As for Rms: he abuses the voting system, I send him an email asking him to stop, he won't stop. And when I suspend voting for his account after this, it's out of my own "sense of self superiority?" WTF? Any forum administrator would do the same under the circumstances.

I never said I wouldn't stop. I stopped as soon as you told me too. Sorry for not making that explicitly clear with my email.
Not any forum administrator. That isn't what I would do.
campaign monitor makes me happy
I'm a big fan of the 37signals software. Also Jott; Jott makes me feel productive, which makes me happy.
A lot of the comments here are really eloquent in their brevity! Still, it'd be great if you could say which aspect of the software tool makes you most happy. I know, thoroughly subjective, not statistically projectable, but interesting nonetheless.
Honestly Reddit makes me happy because of one simple fact: you write comments in plain text using Markdown.

If every site did this the world would be a better place.

How about something not seen until fairly recently? The reply button. In the UK for instance, there is hardly a single newspaper or online magazine that provides this in their 'respond to article' facility.
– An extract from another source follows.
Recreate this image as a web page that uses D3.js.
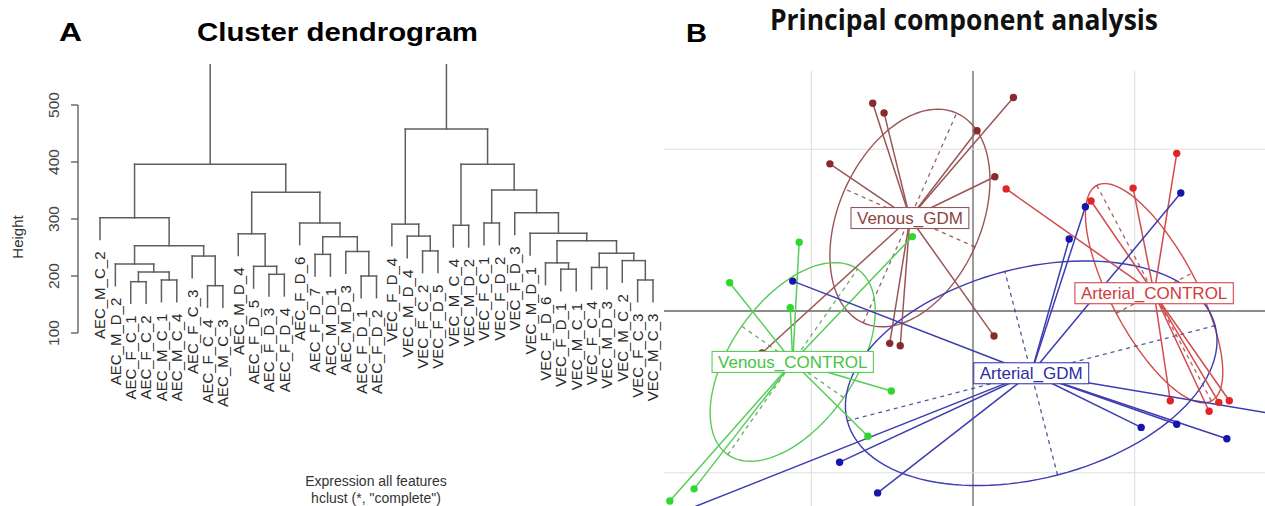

You can post a comment but without a reply button no one can specifically challenge that non-sequitur or unsupported abuse you've churned out. They can do it indirectly by naming you but who's going to take the trouble to refer back? Where implemented, I'm sure this facility has had a positive effect on the way people treat each other on the net.
hacker news, craigslist, and google maps, especially hacker news

During long and lonely coding sessions, they remind me that I am not alone.

Pictures of my wife and kids make me very happy. I like my wifi photo frame, and I also like piclens. In conjunction with ourdoings.com, of course.
There is other software than Emacs? Interesting...
I don't really think it's possible for software to make people happier without making us more efficient. When a previously complicated task has been simplified or improved it generally makes people happier to use it than an alternative.

I tried but couldn't think of any software that I use which made me happier and was less efficient than something else.

Sorry. My bad. I should have said not necessarily more efficient!

@pistoiusp: Any that makes you more efficient + happier (not just more efficient)?

Gmail. There are many great features that combined with ease of use, makes this a killer app for me.
Infocom.

Most especially, the ambassador from Blow'k-bibben-gordo in Planetfall.

3d studio max

I relax by building stuff in 3ds max. Much cheaper than building stuff in the real world, and almost as fun. Currently I'm building a yacht. I am even thinking of actually building it for real when I finish.

It's an interesting question, I could say Gmail or Twitter but it only makes me happy when I receive an interesting Email or IM, so in that case is not a bout the software but the people.

The only software that makes me happier are music players (Exaile, Amarok, etc) because they let me hear the music that I love in my PC.

Microsoft Word 2007. I love the tab strips and the new formatting options. My documents look beautiful.
latex, gvim, firefox, matlab, R.
At the moment Squeak Smalltalk is making me pretty happy. I've worked on a project on and off that was in Java, and decided that development in Java was never going to be fast enough to keep up with what I need to do.

So I invested some time in learning Squeak, and now I'm starting to get it the productivity is rising sharply. And as it's relatively such a joy to program, I find I'm putting in much more solid hours as well.

Happy isn't quite the right word... I feel comfortable when I'm using Emacs. And very uncomfortable editing text with anything else.
vim makes me happy when it becomes an extension of my fingers, and allows me to manipulate text like a musical instrument lets me manipulate notes.

The macro programming software for my PC gamepad makes me happy because it makes playing certain games effortless. I don't worry about the interface. I just do. The software gets out of my way.

My favorite online computer game, Final Fantasy XI, make me happy, but in a different way. It is the social aspects which keeps me coming back every time. A more cynical person would say it is the Skinner box effect, but I'm not that jaded yet.